Would you replace the coil?
 
The 8K for the secondary and the 1.3ohms for the primary are fine, pretty much where they should be. What I don't understand is why there is so much difference between your hot and cold readings. Either your coil is overheating or you are not measuring the resistances correctly.
 
Thanks for the reply George...

It sits on top of the thermostat housing (it is not that on cap variety). I've measured multiple times of heat cycle with similar results. Probably it is overheating.

Should I replace the coil, or every other thing but not the coil...
 
What you should do is to hook up a ignition scope and see if you are getting full output. If you don't have access to a scope then just substitute a known good coil (virtually any automotive ignition coil will do for testing purposes)
 
So is the module within the distributor, and does the distributor have vacuum advance?
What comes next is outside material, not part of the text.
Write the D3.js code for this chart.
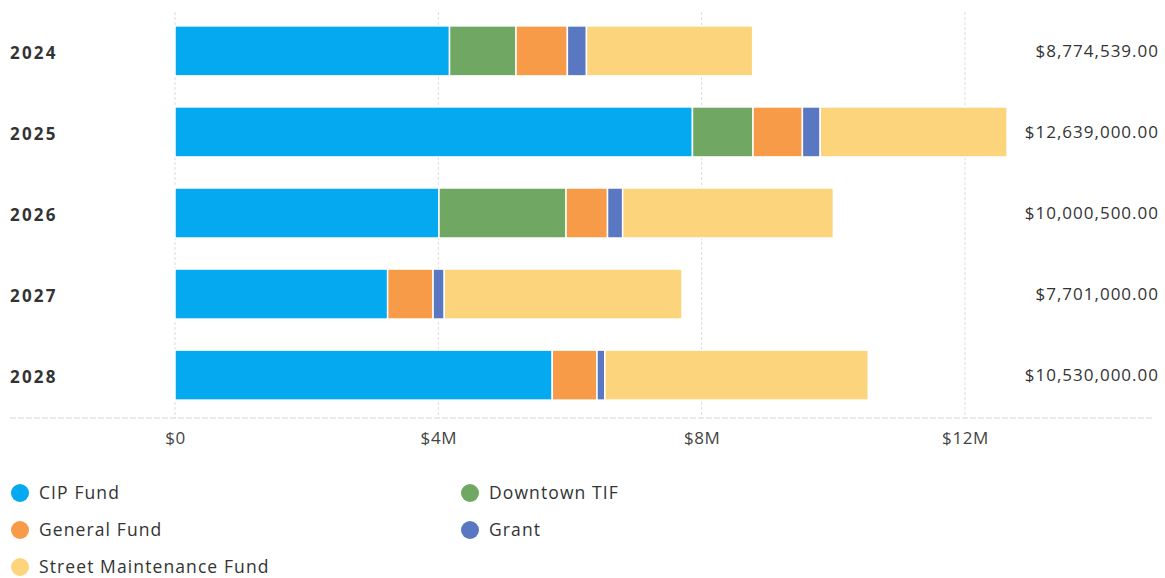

That vacuum advance could be left off which'll really make the car a dog.
 
Yes module is within the distributor and have the vacuum advance... well I'll look into that. Already got a new temp. vac. switch. What bugs me is that a wire sometimes arcs to the adjacent metals before the plug. It is even audible!

Thanks for the insights, novodays I will look closer into this.
 
Actually I'd put all new plugs, wires, and a coil (cap and rotor wouldn't hurt) all at the same time. You've got carbon tracking from all that lightning that you're shooting around.

If you reuse some ignition parts the misfire tracking will spread like bird flu to your brand new bits.

The coil is likely overheating from all the shorting out.